Brake shoes are relevant on the 2011 Toyota Blade. Technical fitment data from the Toyota Electronic Parts Catalogue (AZE156/GRE156) and Toyota Repair Manual sections for rear brakes/parking brake, along with Australian parts catalogues covering the Auris/Blade platform (2006–2012), all show rear disc brakes paired with a drum-in-hat parking brake that uses internal brake shoes. So, while the Blade’s service braking is handled by pads and rotors, it still relies on brake shoes for the park brake.

On this model, the brake shoes sit inside the “hat” of the rear brake rotor and are cable-operated. Their main job is simple but critical: hold the Blade steady when parked, especially on hills, and provide a mechanical back-up if the hydraulic system isn’t in play. Because they’re not doing the everyday stopping, they typically wear slowly, but they can glaze, corrode, or get contaminated, which knocks down holding power.

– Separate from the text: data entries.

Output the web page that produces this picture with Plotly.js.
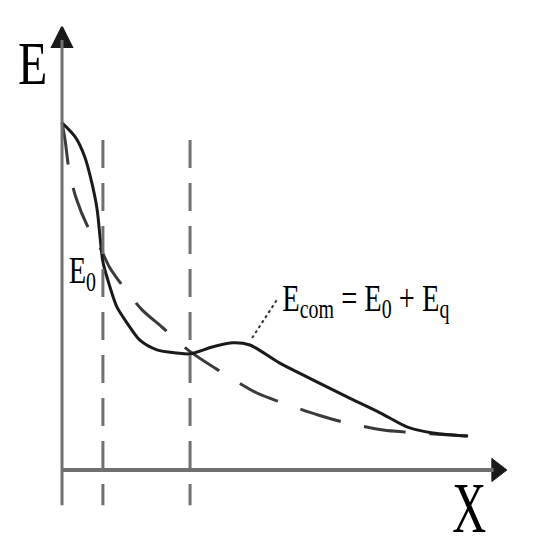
<!DOCTYPE html>
<html>
<head>
<meta charset="utf-8">
<script src="https://cdn.plot.ly/plotly-3.0.1.min.js"></script>
<style>html,body{margin:0;padding:0;background:#fff;}#chart{width:540px;height:550px;}</style>
</head>
<body>
<div id="chart"></div>
<script>
// Combined energy curve E_com = E0 + Eq (solid)
const comX = [0, 0.30, 0.52, 0.68, 0.80, 0.86, 0.93, 1.09, 1.25, 1.48, 1.77, 2.16, 2.61, 2.91, 3.43, 3.89, 4.27, 4.95, 5.70, 6.48, 7.23, 7.84, 8.43, 9.23];
const comY = [7.89, 7.57, 7.11, 6.52, 5.91, 5.34, 4.73, 4.16, 3.70, 3.34, 2.95, 2.73, 2.66, 2.64, 2.80, 2.89, 2.84, 2.43, 2.05, 1.66, 1.30, 0.98, 0.84, 0.77];
// Base energy curve E0 (dashed)
const e0X = [0, 0.07, 0.16, 0.32, 0.59, 0.84, 1.09, 1.45, 1.82, 2.27, 2.86, 3.55, 4.43, 4.95, 5.82, 6.39, 7.30, 7.84, 9.20];
const e0Y = [7.89, 7.50, 6.82, 6.18, 5.52, 5.11, 4.59, 4.09, 3.64, 3.25, 2.73, 2.27, 1.75, 1.55, 1.25, 1.09, 0.91, 0.86, 0.77];
// Vertical reference positions
const refX = [0.93, 2.91];
const refTop = 7.5;
const axisBottom = -0.80;
const xAxisEnd = 10.11;
const yAxisEnd = 10.07;

const traces = [
  {x: e0X, y: e0Y, mode: 'lines', line: {color: '#3a3a3a', width: 3, dash: '42px,24px', shape: 'spline', smoothing: 0.8}, hoverinfo: 'skip'},
  {x: comX, y: comY, mode: 'lines', line: {color: '#1a1a1a', width: 3, shape: 'spline', smoothing: 0.8}, hoverinfo: 'skip'},
  // axis arrowheads
  {x: [0], y: [yAxisEnd], mode: 'markers', marker: {symbol: 'arrow-up', size: 20, color: '#1a1a1a', line: {color: '#1a1a1a', width: 2}}, hoverinfo: 'skip'},
  {x: [xAxisEnd - 0.227], y: [0], mode: 'markers', marker: {symbol: 'triangle-right', size: 20, color: '#1a1a1a', line: {color: '#1a1a1a', width: 1}}, hoverinfo: 'skip'}
];

const shapes = [];
refX.forEach(v => shapes.push({type: 'line', xref: 'x', yref: 'y', x0: v, x1: v, y0: refTop, y1: axisBottom, line: {color: '#707070', width: 3, dash: '28px,15px'}}));
shapes.push({type: 'line', xref: 'x', yref: 'y', x0: 0, x1: 0, y0: axisBottom, y1: yAxisEnd - 0.3, line: {color: '#707070', width: 3}});
shapes.push({type: 'line', xref: 'x', yref: 'y', x0: 0, x1: xAxisEnd - 0.3, y0: 0, y1: 0, line: {color: '#707070', width: 4}});
// leader line
shapes.push({type: 'line', xref: 'x', yref: 'y', x0: 4.32, x1: 4.88, y0: 3.0, y1: 3.86, line: {color: '#333', width: 2, dash: 'dot'}});

const font = 'Liberation Serif, Times New Roman, serif';
const annotations = [
  {x: -0.67, y: 9.26, xref: 'x', yref: 'y', showarrow: false, text: 'E', font: {family: font, size: 48, color: '#000'}},
  {x: 9.27, y: -0.85, xref: 'x', yref: 'y', showarrow: false, text: 'X', font: {family: font, size: 48, color: '#000'}},
  {x: 0.47, y: 4.5, xref: 'x', yref: 'y', showarrow: false, text: 'E<sub>0</sub>', font: {family: font, size: 32, color: '#000'}},
  {x: 6.91, y: 3.86, xref: 'x', yref: 'y', showarrow: false, text: 'E<sub>com</sub> = E<sub>0</sub> + E<sub>q</sub>', font: {family: font, size: 32, color: '#000'}}
];
// horizontal / vertical stretch to mimic the condensed serif lettering
const stretch = [[1.0, 1.28], [0.98, 1.5], [0.89, 1.2], [0.89, 1.18]];

const layout = {
  width: 540, height: 550,
  margin: {l: 0, r: 0, t: 0, b: 0},
  paper_bgcolor: '#fff', plot_bgcolor: '#fff',
  showlegend: false,
  xaxis: {range: [-62/44, 478/44], visible: false, fixedrange: true},
  yaxis: {range: [-80/44, 470/44], visible: false, fixedrange: true},
  shapes: shapes,
  annotations: annotations
};

Plotly.newPlot('chart', traces, layout, {staticPlot: true}).then(gd => {
  gd.querySelectorAll('g.annotation').forEach(g => {
    const i = +g.getAttribute('data-index');
    const s = stretch[i];
    const t = g.querySelector('text.annotation-text');
    if (!s || !t) return;
    const b = t.getBBox();
    const cx = b.x + b.width / 2, cy = b.y + b.height / 2;
    const prev = t.getAttribute('transform') || '';
    t.setAttribute('transform', prev + ` translate(${cx},${cy}) scale(${s[0]},${s[1]}) translate(${-cx},${-cy})`);
  });
});
</script>
</body>
</html>
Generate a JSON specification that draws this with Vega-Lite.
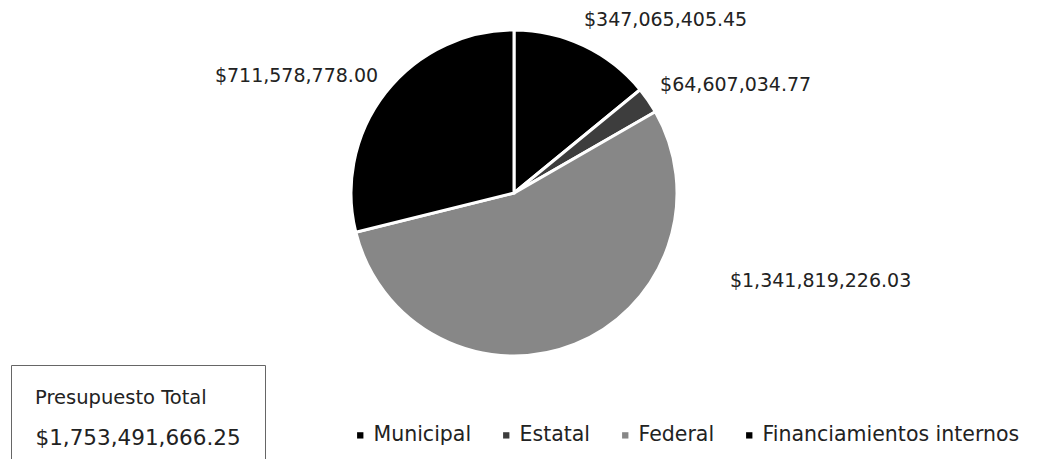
{
  "$schema": "https://vega.github.io/schema/vega-lite/v6.json",
  "width": 1028,
  "height": 386,
  "autosize": {"type": "none"},
  "padding": {"left": 0, "top": 0, "right": 14, "bottom": 73},
  "background": "white",
  "config": {"view": {"stroke": null}, "font": "DejaVu Sans"},
  "datasets": {
    "presupuesto": [
      {"fuente": "Municipal", "monto": 347065405.45, "etiqueta": "$347,065,405.45", "orden": 1},
      {"fuente": "Estatal", "monto": 64607034.77, "etiqueta": "$64,607,034.77", "orden": 2},
      {"fuente": "Federal", "monto": 1341819226.03, "etiqueta": "$1,341,819,226.03", "orden": 3},
      {"fuente": "Financiamientos internos", "monto": 711578778.00, "etiqueta": "$711,578,778.00", "orden": 4}
    ],
    "total": [{"total": "$1,753,491,666.25"}]
  },
  "data": {"name": "presupuesto"},
  "layer": [
    {
      "mark": {"type": "arc", "outerRadius": 163, "stroke": "white", "strokeWidth": 3},
      "encoding": {
        "theta": {"field": "monto", "type": "quantitative", "stack": true},
        "order": {"field": "orden", "type": "quantitative"},
        "color": {
          "field": "fuente",
          "type": "nominal",
          "scale": {
            "domain": ["Municipal", "Estatal", "Federal", "Financiamientos internos"],
            "range": ["#000000", "#3d3d3d", "#878787", "#000000"]
          },
          "legend": {
            "orient": "none",
            "legendX": 350,
            "legendY": 425,
            "direction": "horizontal",
            "columns": 4,
            "title": null,
            "symbolType": "square",
            "symbolSize": 40,
            "symbolStrokeWidth": 0,
            "labelFontSize": 20.5,
            "labelFont": "DejaVu Sans",
            "labelColor": "#222222",
            "labelOffset": 3,
            "labelLimit": 400,
            "columnPadding": 24
          }
        }
      }
    },
    {
      "mark": {"type": "text", "radius": 200, "dx": 66, "dy": 8, "fontSize": 19, "font": "DejaVu Sans", "color": "#222222", "baseline": "middle"},
      "encoding": {
        "theta": {"field": "monto", "type": "quantitative", "stack": true},
        "order": {"field": "orden", "type": "quantitative"},
        "detail": {"field": "fuente", "type": "nominal"},
        "text": {"condition": {"test": "datum.fuente === 'Municipal'", "field": "etiqueta"}, "value": ""}
      }
    },
    {
      "mark": {"type": "text", "radius": 200, "dx": 57, "dy": 6, "fontSize": 19, "font": "DejaVu Sans", "color": "#222222", "baseline": "middle"},
      "encoding": {
        "theta": {"field": "monto", "type": "quantitative", "stack": true},
        "order": {"field": "orden", "type": "quantitative"},
        "detail": {"field": "fuente", "type": "nominal"},
        "text": {"condition": {"test": "datum.fuente === 'Estatal'", "field": "etiqueta"}, "value": ""}
      }
    },
    {
      "mark": {"type": "text", "radius": 200, "dx": 232, "dy": -98, "fontSize": 19, "font": "DejaVu Sans", "color": "#222222", "baseline": "middle"},
      "encoding": {
        "theta": {"field": "monto", "type": "quantitative", "stack": true},
        "order": {"field": "orden", "type": "quantitative"},
        "detail": {"field": "fuente", "type": "nominal"},
        "text": {"condition": {"test": "datum.fuente === 'Federal'", "field": "etiqueta"}, "value": ""}
      }
    },
    {
      "mark": {"type": "text", "radius": 200, "dx": -60, "dy": 6, "fontSize": 19, "font": "DejaVu Sans", "color": "#222222", "baseline": "middle"},
      "encoding": {
        "theta": {"field": "monto", "type": "quantitative", "stack": true},
        "order": {"field": "orden", "type": "quantitative"},
        "detail": {"field": "fuente", "type": "nominal"},
        "text": {"condition": {"test": "datum.fuente === 'Financiamientos internos'", "field": "etiqueta"}, "value": ""}
      }
    },
    {
      "data": {"name": "total"},
      "mark": {"type": "point", "opacity": 0},
      "encoding": {
        "shape": {
          "field": "total",
          "type": "nominal",
          "legend": {
            "orient": "none",
            "legendX": 11,
            "legendY": 365,
            "title": "Presupuesto Total",
            "titleFontSize": 19.5,
            "titleFontWeight": "normal",
            "titleFont": "DejaVu Sans",
            "titleColor": "#222222",
            "titlePadding": 20,
            "titleLimit": 400,
            "labelFontSize": 21.5,
            "labelFont": "DejaVu Sans",
            "labelColor": "#222222",
            "labelOffset": -21,
            "labelLimit": 400,
            "symbolSize": 0,
            "symbolOpacity": 0,
            "symbolStrokeWidth": 0,
            "padding": 24,
            "strokeColor": "#666666",
            "encode": {"legend": {"enter": {"strokeDash": {"value": [3, 2]}}, "update": {"strokeDash": {"value": [3, 2]}}}}
          }
        }
      }
    }
  ]
}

Good servicing practice is to inspect the parking brake shoes any time the rear rotors/pads are off, or at regular intervals (for many owners, every 20–30,000 kilometres is a sensible check cadence). Look for even lining thickness, no cracking or oil/grease contamination, tidy hardware, and a sound drum surface in the rotor hat. Clean with proper brake cleaner, lightly lubricate the backing plate contact points with high-temp brake grease (never the linings), and set the star-wheel adjuster to achieve slight drag before backing it off to free rotation. Cable free play is set only after the shoes are correctly adjusted.

  • Tell-tales it’s time for attention: long handbrake/pedal travel, poor hill-hold, scraping from the rear hat, or a hot smell after parking.
  • When replacing, do both sides as an axle set and fit a fresh spring/retainer hardware kit. Inspect the drum surface, replace or machine rotors if the drum is scored or out of spec.
  • After fitting, adjust the shoes, then the cable, and bed them in with gentle, low-speed applications as per the service manual. Recheck the hold on an incline and retorque wheel nuts.

For owners who tow, park on steep drives, or drive in wet/coastal conditions, periodic checks matter even more, as moisture and corrosion can reduce shoe effectiveness over time.

Does a 2011 Toyota Blade have brake shoes or pads at the rear?

It has both: rear disc pads for normal braking and internal parking brake shoes inside the rear rotor hat. The shoes provide the mechanical park brake hold, the pads handle everyday stopping.

How often should the Blade’s parking brake shoes be replaced?

There isn’t a fixed kilometre interval. They’re replaced when the linings are worn, glazed, contaminated, or when the drum surface is out of spec. A practical approach is to inspect every 20–30,000 km or whenever the rear rotors/pads are serviced.

What are the signs the parking brake shoes need adjustment?

Excessive lever/pedal travel, weak holding on hills, or scraping noises from the rear hat all point to adjustment or shoe/drum wear. The correct method is to set shoe clearance at the star-wheel first, then fine-tune the cable.